-- begin DATA SEGMENT --

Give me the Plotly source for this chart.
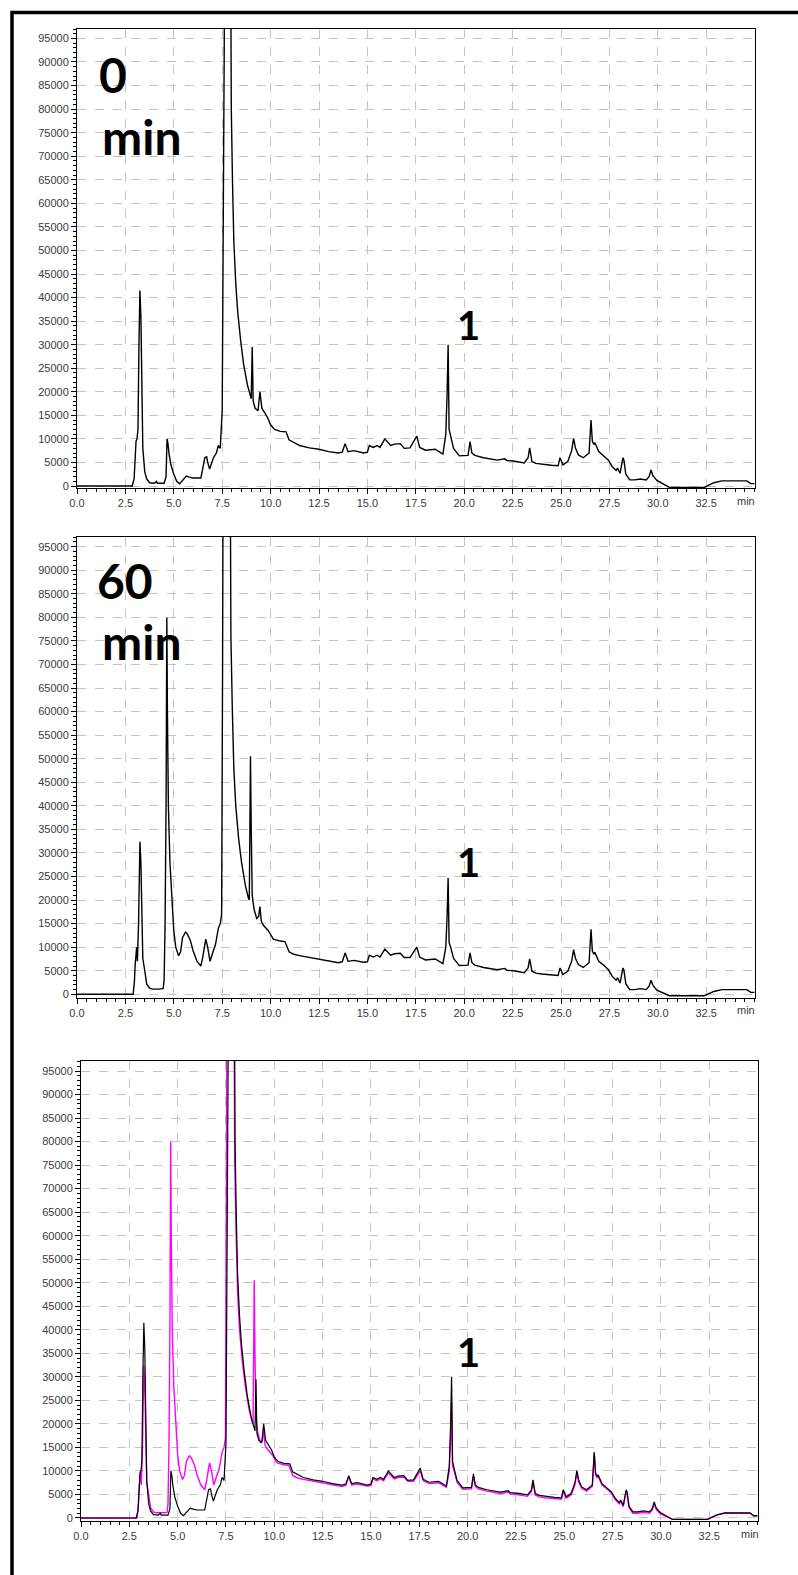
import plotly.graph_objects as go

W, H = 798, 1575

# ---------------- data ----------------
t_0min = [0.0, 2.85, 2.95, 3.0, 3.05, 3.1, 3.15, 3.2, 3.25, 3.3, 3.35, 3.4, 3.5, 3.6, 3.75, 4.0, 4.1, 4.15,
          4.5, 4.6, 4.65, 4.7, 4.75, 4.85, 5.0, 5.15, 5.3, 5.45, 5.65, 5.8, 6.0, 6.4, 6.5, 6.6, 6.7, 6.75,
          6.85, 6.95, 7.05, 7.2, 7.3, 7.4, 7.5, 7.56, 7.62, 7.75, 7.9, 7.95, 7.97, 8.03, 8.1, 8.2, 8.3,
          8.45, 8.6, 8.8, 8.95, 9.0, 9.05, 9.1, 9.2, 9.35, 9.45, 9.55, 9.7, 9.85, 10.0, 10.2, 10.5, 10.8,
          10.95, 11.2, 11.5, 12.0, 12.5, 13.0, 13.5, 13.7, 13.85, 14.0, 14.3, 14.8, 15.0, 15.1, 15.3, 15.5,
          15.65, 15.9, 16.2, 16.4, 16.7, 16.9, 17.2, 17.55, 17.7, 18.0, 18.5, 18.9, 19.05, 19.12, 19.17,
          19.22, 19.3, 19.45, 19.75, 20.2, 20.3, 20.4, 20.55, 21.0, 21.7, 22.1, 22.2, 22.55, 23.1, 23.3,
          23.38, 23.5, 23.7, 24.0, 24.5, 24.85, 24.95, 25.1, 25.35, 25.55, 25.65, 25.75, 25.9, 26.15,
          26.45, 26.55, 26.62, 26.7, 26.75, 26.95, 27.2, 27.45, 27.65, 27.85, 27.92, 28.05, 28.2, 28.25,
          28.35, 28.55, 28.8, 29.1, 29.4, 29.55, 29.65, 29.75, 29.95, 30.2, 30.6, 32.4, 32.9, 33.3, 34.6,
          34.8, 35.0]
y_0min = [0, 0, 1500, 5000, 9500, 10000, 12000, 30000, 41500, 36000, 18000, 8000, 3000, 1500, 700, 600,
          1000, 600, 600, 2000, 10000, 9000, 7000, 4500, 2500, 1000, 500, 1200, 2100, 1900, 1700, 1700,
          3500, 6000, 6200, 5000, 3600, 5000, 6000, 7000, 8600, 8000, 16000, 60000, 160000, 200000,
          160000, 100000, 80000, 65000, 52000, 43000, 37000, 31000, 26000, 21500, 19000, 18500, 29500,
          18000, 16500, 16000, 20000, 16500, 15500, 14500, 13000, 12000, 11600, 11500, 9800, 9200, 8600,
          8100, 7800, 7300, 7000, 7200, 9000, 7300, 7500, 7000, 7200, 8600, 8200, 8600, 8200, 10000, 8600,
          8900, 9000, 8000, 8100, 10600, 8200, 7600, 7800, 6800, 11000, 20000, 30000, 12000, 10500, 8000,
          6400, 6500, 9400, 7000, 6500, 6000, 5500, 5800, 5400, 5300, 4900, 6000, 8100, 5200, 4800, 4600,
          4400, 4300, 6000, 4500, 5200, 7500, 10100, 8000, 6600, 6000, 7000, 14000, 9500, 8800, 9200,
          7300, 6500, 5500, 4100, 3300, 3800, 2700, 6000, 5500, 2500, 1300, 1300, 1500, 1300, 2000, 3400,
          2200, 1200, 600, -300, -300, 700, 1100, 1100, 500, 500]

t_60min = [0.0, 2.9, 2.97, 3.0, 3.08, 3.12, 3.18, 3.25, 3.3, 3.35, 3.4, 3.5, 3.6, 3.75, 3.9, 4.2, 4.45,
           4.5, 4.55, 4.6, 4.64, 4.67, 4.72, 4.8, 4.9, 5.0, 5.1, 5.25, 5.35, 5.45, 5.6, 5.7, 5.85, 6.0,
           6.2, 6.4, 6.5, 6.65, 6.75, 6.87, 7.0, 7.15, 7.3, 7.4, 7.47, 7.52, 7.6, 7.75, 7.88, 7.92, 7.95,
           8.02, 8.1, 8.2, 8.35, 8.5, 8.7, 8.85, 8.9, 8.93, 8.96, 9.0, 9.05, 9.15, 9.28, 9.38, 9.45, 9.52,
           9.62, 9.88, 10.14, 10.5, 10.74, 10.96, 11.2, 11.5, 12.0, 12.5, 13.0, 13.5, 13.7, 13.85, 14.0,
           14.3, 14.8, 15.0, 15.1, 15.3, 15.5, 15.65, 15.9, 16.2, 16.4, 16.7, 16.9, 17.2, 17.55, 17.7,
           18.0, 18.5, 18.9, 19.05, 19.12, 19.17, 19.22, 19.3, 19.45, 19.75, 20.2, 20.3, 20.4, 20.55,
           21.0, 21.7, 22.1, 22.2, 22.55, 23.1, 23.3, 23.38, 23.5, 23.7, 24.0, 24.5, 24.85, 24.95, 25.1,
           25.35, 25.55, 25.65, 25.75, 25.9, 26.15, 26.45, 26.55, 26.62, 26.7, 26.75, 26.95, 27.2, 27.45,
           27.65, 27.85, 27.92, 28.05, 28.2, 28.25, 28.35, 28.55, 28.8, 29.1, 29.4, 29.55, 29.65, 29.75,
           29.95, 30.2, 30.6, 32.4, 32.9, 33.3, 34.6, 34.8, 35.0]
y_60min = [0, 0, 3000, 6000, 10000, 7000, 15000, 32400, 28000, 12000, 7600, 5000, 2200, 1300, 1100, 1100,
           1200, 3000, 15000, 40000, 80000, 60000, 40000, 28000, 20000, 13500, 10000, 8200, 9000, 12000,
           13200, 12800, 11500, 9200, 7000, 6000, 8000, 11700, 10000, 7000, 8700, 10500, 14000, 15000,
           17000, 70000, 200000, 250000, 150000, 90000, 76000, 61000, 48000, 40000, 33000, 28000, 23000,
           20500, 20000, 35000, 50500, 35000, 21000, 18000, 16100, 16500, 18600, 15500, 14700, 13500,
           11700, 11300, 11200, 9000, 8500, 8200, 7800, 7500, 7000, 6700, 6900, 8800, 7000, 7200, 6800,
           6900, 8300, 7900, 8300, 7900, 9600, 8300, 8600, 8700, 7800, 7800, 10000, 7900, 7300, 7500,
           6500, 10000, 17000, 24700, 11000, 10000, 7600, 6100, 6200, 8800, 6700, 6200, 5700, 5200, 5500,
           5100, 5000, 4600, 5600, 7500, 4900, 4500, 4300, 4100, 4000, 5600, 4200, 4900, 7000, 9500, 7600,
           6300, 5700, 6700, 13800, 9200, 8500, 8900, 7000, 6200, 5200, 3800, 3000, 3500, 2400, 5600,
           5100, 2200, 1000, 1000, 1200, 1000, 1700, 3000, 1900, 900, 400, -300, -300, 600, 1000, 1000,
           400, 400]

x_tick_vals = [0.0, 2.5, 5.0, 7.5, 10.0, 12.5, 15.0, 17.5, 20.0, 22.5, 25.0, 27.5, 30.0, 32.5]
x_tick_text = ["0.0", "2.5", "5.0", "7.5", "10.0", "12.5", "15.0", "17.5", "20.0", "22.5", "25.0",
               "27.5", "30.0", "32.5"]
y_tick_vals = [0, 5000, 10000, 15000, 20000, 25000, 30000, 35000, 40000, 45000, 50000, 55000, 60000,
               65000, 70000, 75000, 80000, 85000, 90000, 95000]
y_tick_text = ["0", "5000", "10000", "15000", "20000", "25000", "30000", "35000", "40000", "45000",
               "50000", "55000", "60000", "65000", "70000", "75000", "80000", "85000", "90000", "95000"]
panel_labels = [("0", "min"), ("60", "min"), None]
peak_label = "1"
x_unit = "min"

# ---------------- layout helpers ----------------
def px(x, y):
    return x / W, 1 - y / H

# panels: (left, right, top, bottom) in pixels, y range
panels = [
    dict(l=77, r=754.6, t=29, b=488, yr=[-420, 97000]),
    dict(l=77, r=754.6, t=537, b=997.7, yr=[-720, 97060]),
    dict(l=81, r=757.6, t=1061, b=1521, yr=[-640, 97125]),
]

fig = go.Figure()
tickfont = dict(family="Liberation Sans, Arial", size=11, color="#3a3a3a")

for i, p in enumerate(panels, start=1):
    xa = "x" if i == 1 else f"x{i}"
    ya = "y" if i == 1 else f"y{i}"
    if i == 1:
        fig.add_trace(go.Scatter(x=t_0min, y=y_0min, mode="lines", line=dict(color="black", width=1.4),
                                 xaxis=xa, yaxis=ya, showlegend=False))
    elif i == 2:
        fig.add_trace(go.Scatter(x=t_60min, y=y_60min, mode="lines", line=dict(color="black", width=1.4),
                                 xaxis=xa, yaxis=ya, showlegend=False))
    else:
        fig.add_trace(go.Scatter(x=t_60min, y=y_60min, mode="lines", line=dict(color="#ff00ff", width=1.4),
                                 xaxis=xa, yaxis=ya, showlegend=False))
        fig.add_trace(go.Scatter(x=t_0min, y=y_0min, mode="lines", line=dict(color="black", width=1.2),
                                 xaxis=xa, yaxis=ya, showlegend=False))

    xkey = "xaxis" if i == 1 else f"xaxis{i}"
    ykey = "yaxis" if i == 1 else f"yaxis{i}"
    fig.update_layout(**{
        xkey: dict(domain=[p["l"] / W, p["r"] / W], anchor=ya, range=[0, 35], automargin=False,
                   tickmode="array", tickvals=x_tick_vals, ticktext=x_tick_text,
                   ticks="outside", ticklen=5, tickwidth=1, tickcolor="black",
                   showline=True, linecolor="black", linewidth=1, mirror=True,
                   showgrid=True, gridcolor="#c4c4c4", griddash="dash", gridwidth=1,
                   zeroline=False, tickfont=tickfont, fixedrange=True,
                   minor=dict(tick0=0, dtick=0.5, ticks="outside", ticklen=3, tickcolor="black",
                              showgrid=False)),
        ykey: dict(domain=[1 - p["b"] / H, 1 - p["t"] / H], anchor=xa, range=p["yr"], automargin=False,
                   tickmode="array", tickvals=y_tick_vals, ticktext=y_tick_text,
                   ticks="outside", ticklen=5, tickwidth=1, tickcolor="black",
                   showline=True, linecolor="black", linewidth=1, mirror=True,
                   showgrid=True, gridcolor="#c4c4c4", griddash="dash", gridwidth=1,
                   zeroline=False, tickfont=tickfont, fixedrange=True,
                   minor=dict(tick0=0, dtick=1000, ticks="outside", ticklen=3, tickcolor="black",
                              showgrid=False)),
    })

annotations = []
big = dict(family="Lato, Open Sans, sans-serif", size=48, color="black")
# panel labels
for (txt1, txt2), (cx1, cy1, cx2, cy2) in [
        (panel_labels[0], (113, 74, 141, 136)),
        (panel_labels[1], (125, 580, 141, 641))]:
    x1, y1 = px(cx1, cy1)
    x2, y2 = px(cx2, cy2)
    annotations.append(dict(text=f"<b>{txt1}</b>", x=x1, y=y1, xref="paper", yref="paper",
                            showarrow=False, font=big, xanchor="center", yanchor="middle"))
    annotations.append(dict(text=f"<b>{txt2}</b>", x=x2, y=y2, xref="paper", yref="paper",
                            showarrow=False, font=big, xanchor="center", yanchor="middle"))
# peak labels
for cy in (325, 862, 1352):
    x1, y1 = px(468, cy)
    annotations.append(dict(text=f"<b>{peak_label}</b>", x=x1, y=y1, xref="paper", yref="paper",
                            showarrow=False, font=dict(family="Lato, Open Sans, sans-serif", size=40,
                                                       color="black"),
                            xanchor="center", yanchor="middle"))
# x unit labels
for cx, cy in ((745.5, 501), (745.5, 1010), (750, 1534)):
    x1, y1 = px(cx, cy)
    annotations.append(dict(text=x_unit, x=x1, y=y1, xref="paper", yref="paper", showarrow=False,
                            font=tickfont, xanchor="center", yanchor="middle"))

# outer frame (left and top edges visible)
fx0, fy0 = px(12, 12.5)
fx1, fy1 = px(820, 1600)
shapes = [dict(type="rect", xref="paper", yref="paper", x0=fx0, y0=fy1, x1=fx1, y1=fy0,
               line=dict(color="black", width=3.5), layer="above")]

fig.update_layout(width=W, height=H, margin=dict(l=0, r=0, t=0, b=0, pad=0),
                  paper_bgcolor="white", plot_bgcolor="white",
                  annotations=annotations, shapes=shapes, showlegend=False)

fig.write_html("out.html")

-- end DATA SEGMENT --

## INSTRUCTION
Everything from the top line of the data down to and including the line with "W, H = 798, 1575" is to be copied, except the pictures.

## SOLVED EXERCISE
Give me the Plotly source for this chart.
import plotly.graph_objects as go

W, H = 798, 1575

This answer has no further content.